## Records supplied

================================

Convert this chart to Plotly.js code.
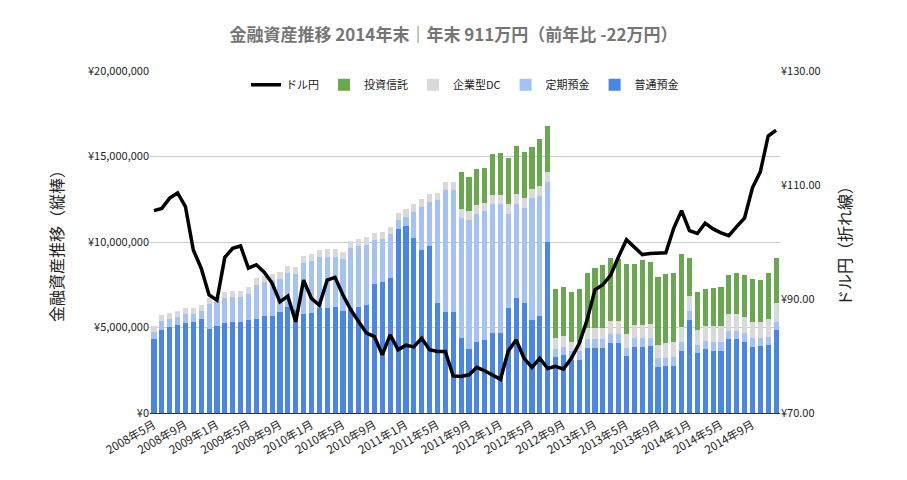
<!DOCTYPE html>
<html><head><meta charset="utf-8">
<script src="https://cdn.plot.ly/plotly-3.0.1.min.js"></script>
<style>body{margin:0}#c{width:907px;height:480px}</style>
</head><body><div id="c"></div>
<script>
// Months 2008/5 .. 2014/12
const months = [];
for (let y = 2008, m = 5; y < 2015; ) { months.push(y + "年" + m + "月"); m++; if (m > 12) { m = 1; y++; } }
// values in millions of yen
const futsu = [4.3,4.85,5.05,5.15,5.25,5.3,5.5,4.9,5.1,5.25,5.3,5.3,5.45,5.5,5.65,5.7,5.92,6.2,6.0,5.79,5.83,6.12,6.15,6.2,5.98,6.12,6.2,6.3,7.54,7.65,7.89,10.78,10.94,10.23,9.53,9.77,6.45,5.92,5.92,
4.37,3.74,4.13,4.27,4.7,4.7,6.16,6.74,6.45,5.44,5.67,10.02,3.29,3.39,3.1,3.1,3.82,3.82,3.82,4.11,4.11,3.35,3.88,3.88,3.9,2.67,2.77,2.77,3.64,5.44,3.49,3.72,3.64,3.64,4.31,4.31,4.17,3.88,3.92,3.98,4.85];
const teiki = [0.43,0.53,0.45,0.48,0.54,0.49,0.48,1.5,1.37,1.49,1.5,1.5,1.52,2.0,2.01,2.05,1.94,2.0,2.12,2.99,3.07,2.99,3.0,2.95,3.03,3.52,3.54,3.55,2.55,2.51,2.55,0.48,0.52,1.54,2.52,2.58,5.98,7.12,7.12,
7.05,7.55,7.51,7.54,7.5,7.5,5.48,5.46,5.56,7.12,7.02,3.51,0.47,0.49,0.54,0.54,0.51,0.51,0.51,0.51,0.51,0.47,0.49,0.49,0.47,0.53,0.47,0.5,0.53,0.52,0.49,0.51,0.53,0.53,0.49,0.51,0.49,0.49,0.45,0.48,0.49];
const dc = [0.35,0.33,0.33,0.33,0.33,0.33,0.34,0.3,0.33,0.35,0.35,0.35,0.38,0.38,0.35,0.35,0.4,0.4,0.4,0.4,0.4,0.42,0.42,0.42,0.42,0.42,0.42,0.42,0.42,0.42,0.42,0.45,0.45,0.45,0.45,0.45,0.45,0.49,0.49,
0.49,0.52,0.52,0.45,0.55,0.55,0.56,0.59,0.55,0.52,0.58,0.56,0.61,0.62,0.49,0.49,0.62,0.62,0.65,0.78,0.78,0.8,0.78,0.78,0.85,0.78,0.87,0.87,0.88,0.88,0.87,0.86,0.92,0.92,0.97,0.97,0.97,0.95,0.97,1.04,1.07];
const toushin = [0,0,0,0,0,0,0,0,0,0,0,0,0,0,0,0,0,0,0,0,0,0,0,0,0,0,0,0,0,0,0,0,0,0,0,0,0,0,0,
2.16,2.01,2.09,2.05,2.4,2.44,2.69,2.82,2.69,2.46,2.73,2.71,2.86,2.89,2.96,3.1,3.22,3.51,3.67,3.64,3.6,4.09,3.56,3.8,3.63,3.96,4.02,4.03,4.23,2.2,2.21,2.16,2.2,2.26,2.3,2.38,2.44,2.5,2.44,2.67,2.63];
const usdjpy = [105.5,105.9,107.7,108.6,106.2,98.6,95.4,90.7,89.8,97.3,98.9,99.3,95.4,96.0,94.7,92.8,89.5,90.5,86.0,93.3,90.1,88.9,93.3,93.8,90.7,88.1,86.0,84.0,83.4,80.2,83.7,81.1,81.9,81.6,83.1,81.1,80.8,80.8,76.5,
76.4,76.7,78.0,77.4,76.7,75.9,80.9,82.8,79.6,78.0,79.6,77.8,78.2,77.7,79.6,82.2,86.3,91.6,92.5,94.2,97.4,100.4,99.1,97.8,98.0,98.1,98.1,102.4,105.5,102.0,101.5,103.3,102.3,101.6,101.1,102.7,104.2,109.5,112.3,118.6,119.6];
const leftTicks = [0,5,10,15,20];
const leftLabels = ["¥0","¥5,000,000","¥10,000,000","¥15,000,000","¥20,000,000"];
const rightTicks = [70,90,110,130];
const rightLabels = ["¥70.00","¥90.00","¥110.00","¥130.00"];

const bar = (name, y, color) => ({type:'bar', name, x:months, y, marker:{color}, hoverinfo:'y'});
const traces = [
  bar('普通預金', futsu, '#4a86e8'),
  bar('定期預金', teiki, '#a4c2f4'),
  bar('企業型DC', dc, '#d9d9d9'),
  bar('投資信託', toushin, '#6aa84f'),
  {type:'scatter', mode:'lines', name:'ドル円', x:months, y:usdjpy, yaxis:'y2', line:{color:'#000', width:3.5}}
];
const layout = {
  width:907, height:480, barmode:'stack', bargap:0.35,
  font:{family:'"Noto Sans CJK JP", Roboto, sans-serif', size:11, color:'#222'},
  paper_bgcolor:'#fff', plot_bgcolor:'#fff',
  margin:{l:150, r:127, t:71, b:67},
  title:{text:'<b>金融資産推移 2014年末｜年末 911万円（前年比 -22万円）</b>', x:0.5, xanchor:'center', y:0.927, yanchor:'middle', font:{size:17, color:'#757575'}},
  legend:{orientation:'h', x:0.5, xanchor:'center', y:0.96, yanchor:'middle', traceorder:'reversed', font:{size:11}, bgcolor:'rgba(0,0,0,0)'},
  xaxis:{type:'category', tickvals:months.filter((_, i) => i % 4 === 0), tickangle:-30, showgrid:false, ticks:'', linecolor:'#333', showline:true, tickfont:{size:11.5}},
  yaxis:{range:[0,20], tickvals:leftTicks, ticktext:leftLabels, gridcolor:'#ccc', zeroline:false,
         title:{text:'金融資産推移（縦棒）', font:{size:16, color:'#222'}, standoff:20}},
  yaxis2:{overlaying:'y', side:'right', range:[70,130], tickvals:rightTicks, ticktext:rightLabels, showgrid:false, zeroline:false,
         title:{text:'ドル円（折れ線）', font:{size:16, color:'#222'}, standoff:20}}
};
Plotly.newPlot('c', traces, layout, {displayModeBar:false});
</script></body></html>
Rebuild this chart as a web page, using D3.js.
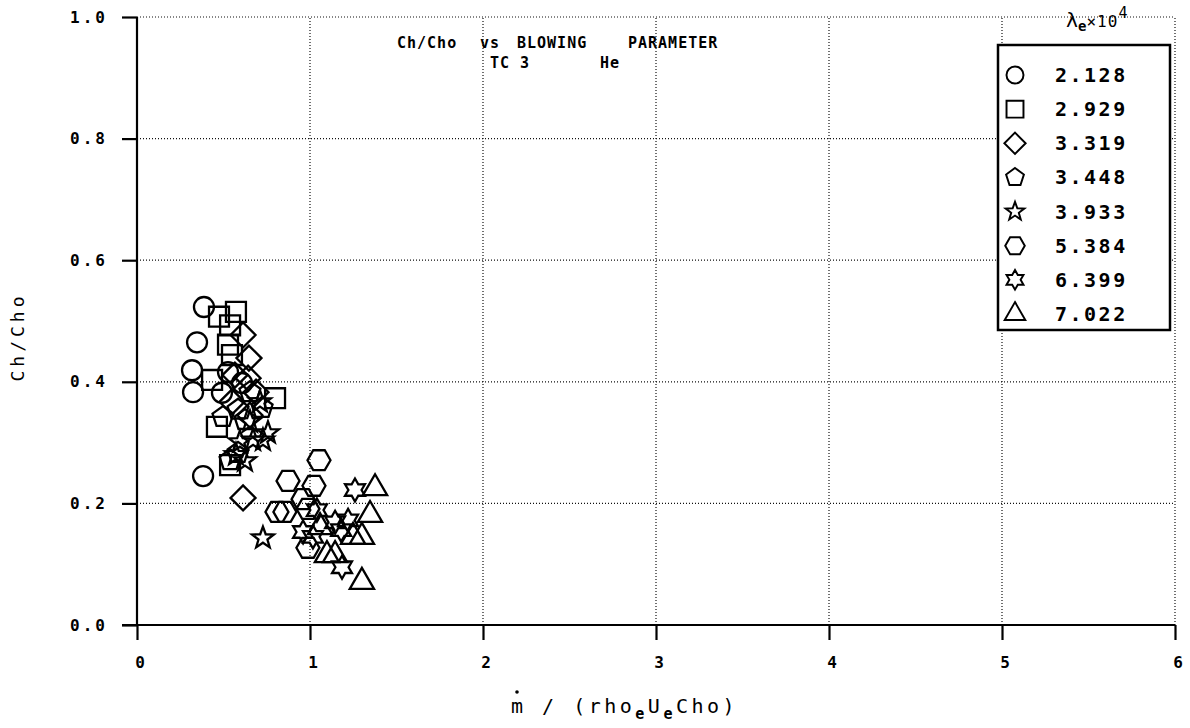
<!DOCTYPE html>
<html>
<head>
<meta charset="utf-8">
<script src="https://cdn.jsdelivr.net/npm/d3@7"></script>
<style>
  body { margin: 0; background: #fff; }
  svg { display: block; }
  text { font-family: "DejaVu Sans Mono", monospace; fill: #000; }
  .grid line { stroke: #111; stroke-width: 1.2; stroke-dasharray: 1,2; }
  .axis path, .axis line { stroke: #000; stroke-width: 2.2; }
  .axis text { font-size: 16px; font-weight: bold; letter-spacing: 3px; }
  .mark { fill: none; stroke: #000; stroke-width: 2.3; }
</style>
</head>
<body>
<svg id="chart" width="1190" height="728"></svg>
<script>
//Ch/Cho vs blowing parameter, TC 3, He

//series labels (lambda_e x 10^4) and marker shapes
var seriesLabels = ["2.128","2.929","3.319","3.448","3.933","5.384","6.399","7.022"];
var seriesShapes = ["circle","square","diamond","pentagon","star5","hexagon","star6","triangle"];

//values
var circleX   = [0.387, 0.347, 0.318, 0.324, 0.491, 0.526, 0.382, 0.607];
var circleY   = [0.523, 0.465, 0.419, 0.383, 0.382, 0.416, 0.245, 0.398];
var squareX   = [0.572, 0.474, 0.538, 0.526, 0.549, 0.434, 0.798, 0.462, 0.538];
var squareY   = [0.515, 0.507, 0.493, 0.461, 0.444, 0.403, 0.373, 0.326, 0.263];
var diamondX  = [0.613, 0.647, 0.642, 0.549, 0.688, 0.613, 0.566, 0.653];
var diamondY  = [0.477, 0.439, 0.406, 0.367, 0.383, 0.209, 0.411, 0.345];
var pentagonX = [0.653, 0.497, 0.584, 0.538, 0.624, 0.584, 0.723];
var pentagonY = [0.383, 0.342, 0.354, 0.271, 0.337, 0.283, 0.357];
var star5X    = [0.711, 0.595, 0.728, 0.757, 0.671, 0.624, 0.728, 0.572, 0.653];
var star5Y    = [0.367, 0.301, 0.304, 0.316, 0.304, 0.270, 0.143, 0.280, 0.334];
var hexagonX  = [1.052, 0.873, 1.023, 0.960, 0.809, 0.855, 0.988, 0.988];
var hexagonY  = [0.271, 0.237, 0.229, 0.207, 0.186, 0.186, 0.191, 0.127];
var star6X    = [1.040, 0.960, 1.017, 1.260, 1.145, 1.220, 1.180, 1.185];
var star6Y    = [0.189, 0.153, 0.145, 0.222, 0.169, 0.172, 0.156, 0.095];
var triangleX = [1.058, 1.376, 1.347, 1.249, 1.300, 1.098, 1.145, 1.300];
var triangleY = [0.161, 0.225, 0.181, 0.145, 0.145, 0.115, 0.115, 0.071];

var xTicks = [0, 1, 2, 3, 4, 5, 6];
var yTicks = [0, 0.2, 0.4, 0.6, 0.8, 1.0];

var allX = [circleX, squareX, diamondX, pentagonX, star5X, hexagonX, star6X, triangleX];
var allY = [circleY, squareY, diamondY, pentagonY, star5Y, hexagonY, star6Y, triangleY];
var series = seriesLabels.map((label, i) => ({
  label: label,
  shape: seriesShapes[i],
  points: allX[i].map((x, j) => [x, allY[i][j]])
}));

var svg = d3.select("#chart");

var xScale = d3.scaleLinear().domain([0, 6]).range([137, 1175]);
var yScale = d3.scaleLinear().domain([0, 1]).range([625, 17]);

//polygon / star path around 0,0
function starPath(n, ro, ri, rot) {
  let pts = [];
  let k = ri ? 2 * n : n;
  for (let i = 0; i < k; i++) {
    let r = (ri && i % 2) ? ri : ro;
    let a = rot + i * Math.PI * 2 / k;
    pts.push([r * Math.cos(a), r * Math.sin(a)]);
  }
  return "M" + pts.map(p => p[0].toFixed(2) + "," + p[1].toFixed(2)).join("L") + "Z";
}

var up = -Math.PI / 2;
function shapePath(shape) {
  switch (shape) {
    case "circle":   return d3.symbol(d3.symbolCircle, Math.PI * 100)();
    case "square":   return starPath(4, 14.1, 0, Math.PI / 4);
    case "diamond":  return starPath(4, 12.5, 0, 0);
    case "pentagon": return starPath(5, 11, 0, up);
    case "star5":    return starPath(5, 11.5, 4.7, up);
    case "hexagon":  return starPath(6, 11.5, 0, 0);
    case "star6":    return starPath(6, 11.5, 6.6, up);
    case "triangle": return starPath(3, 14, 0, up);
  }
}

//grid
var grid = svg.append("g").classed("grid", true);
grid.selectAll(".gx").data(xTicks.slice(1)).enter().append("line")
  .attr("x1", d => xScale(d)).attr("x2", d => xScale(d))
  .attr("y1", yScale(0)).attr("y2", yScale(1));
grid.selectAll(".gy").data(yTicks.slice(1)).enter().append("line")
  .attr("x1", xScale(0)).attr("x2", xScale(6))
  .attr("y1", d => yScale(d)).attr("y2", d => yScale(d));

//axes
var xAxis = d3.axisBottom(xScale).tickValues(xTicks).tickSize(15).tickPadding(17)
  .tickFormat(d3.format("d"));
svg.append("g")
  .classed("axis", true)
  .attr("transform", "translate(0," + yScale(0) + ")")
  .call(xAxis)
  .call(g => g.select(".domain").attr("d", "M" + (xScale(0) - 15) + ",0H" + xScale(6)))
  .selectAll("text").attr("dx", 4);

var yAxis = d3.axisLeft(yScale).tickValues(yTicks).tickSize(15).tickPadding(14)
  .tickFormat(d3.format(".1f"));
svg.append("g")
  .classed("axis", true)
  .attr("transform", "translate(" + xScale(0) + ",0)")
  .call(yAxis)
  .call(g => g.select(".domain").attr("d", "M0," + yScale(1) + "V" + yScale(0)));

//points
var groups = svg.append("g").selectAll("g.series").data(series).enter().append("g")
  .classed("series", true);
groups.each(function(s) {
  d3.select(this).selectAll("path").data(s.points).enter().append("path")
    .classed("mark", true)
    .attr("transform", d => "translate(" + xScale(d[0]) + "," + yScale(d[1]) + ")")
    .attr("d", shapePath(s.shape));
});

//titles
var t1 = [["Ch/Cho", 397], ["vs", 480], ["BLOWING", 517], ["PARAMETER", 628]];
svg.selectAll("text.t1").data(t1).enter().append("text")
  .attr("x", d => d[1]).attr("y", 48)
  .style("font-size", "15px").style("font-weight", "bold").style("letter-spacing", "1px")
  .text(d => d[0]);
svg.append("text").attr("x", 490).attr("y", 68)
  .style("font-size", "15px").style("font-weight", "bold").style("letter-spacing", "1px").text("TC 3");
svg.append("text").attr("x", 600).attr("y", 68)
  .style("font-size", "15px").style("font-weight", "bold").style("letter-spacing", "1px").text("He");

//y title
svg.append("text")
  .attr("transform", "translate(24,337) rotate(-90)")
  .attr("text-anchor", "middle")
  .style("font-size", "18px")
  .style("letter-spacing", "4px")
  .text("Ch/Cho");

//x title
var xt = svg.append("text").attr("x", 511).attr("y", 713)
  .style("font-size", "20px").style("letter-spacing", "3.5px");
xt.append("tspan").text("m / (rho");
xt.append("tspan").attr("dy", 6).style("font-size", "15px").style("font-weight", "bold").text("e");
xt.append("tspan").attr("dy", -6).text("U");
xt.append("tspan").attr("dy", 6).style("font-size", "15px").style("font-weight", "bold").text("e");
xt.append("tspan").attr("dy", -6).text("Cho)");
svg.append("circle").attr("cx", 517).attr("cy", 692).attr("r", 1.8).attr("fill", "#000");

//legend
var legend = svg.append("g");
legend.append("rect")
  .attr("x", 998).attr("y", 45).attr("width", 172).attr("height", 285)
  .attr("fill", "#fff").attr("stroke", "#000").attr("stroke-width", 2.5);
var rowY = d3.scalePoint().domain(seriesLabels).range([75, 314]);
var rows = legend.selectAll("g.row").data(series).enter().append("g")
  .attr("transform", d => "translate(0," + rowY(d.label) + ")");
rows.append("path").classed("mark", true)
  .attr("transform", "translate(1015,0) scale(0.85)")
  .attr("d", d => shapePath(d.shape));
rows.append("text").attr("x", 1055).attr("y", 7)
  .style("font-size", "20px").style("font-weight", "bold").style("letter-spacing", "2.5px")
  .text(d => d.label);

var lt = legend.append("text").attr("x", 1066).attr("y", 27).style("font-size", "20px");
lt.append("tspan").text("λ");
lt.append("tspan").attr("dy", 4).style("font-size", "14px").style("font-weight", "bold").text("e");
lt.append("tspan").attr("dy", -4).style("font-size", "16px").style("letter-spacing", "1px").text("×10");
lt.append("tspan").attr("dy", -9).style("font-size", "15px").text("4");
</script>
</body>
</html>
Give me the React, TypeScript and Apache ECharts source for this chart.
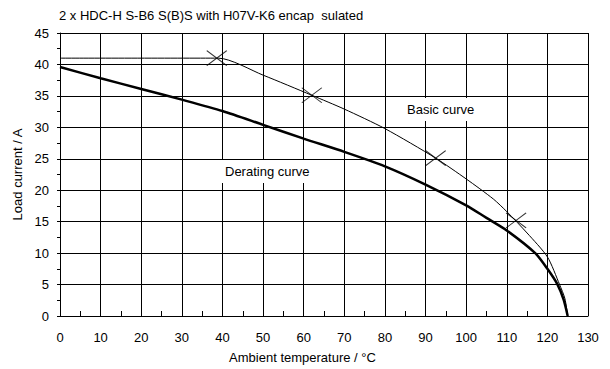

================================

## Instruction
Which lines contain the word "this"? Copy each of them.

## Problem solution
Convert this chart to Plotly.js code.
Rebuild this chart as a web page, using D3.js.
  d3.select(this).selectAll("path").data(s.points).enter().append("path")
Give me the React, TypeScript and Apache ECharts source for this chart.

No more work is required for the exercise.